A good man I knew for many years succumbed to Parkinson’s a few short weeks ago. A creative man by nature, and a man whose physicality made him a mighty 56lb weight thrower, a fine hurler and a key member of many a tug o’war team was denied many more years doting over grandchildren and many more nights writing poetry because of Parkinson’s. The silence catalysed by illness, which pre-empts the ultimate and non-negotiable silence, comes far too soon in far too many instances. It did for him.
So this year, my Christmas Eve candle will be lit with both that kind man and my late Father at the forefront of those emotional thoughts that prove so unavoidable at this time of year. And I’ll sit on my sitting room chair, in silence, and spare them both a loving thought while my candle flickers against the blackness of the world outside. It’s the least both men deserve. And as long as I retain my memory, I light that candle for both of them.
A good family friend sent me some thoughts about Christmas last week, and in the midst of his musings he spared a few for the late Patrick Kavanagh, whom he justly described as “a curmudgeonly old crabby so-and-so,” a man whose words “glittered with beauty and wonderment”.
Kavanagh, he said, “rose on his tippy-toes to see God dancing in the ordinary things of everyday”, a man whose poetry still allows us to drift back to less hectic times.
“His Christmas childhood poem is a delight. ‘The light of the stable-lamp (as his mother was milking) was a star. The frost of Bethlehem made it twinkle. The light between the ricks of hay and straw was a hole in heaven’s gable end. One side of the potato pit was white with frost. How wonderful was that, how wonderful.’ May our own little eyes be opened this season to see the wonders of everyday and everywhere and every person.”

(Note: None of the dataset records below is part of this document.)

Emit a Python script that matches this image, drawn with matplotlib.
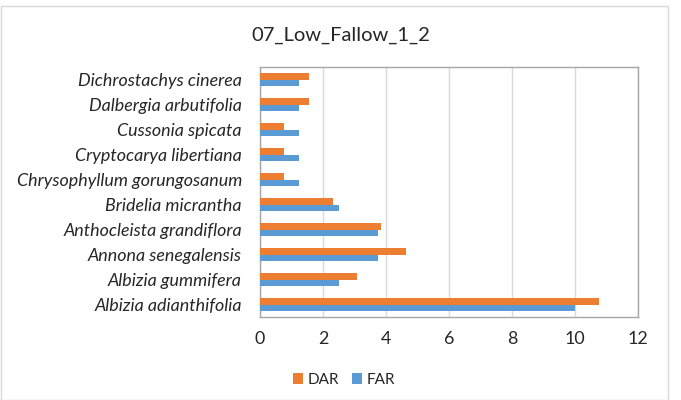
import matplotlib
matplotlib.use("Agg")
import matplotlib.pyplot as plt
from matplotlib.patches import Rectangle
import numpy as np

species = [
    "Albizia adianthifolia",
    "Albizia gummifera",
    "Annona senegalensis",
    "Anthocleista grandiflora",
    "Bridelia micrantha",
    "Chrysophyllum gorungosanum",
    "Cryptocarya libertiana",
    "Cussonia spicata",
    "Dalbergia arbutifolia",
    "Dichrostachys cinerea",
]
dar = [10.77, 3.08, 4.62, 3.85, 2.31, 0.77, 0.77, 0.77, 1.54, 1.54]
far = [10.0, 2.5, 3.75, 3.75, 2.5, 1.25, 1.25, 1.25, 1.25, 1.25]
x_ticks = [0, 2, 4, 6, 8, 10, 12]

ORANGE = "#ED7D31"
BLUE = "#5B9BD5"
GRID = "#D9D9D9"
TXT = "#262626"

plt.rcParams["font.family"] = ["Lato", "DejaVu Sans"]

fig = plt.figure(figsize=(6.81, 4.0), dpi=100)
fig.patches.append(Rectangle((0.002, 0.0), 0.979, 0.986, transform=fig.transFigure,
                             fill=False, edgecolor=GRID, linewidth=1.0))
ax = fig.add_axes([0.3818, 0.2075, 0.5551, 0.625])

y = np.arange(len(species))
h = 0.25
ax.barh(y + h / 2, dar, h, color=ORANGE, label="DAR", zorder=3)
ax.barh(y - h / 2, far, h, color=BLUE, label="FAR", zorder=3)

ax.set_xlim(0, 12)
ax.set_ylim(-0.5, len(species) - 0.5)
ax.set_xticks(x_ticks)
ax.set_xticklabels([str(t) for t in x_ticks])
ax.set_yticks(y)
ax.set_yticklabels(species, fontstyle="italic")
ax.tick_params(axis="both", length=0, labelsize=12.9, colors=TXT)
ax.tick_params(axis="x", pad=10)
ax.tick_params(axis="y", pad=13)
ax.grid(True, axis="x", color=GRID, linewidth=1.0, zorder=0)
for s in ax.spines.values():
    s.set_color("#A6A6A6")
    s.set_linewidth(1.0)

fig.text(0.5, 0.912, "07_Low_Fallow_1_2", ha="center", va="center",
         fontsize=14.5, color=TXT)

handles, labels = ax.get_legend_handles_labels()
leg = fig.legend(handles, labels, loc="center", bbox_to_anchor=(0.505, 0.05),
                 ncol=2, frameon=False, fontsize=11, handlelength=0.7,
                 handleheight=0.7, handletextpad=0.3, columnspacing=0.8,
                 labelcolor=TXT)

fig.savefig("out.png", dpi=100)
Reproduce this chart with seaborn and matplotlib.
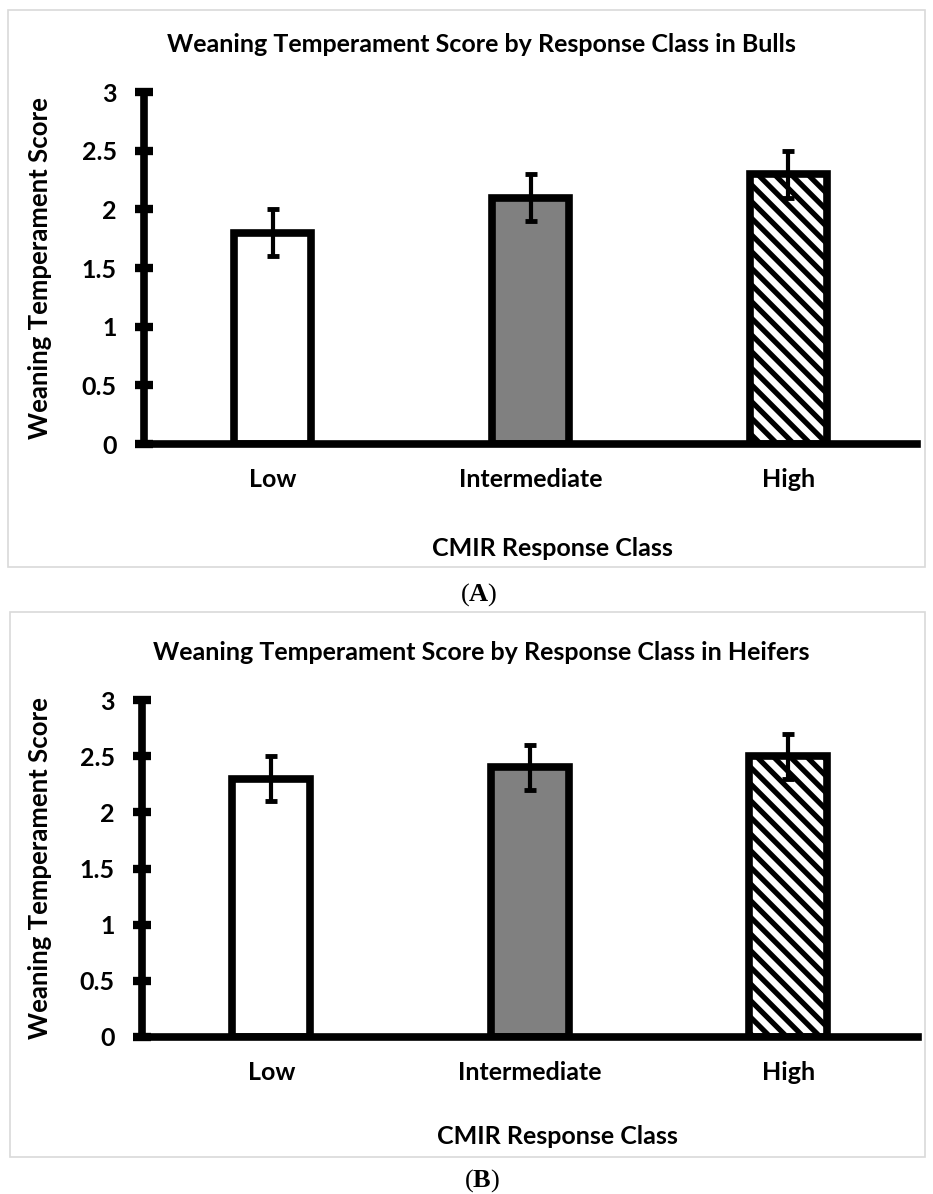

The recent snow offered me up the roads of my childhood almost exclusively during a brief, peaceful window. Just two cars passed by in the 20-plus minutes I was out and about with our two labradors, and while out on our walk we paused to pay attention to a few horses which crunched across their paddock towards us. And I thought of all the times my Dad made down this same road with both these dogs, and the many more he owned for the better part of 50 years.
That great man of nature, who revelled in both the noise of happy chat and the reverence of the dawn chorus, will be firmly in my mind this Sunday night when that candle flickers once more in my sitting room window. Embrace the silence and to all, a good night.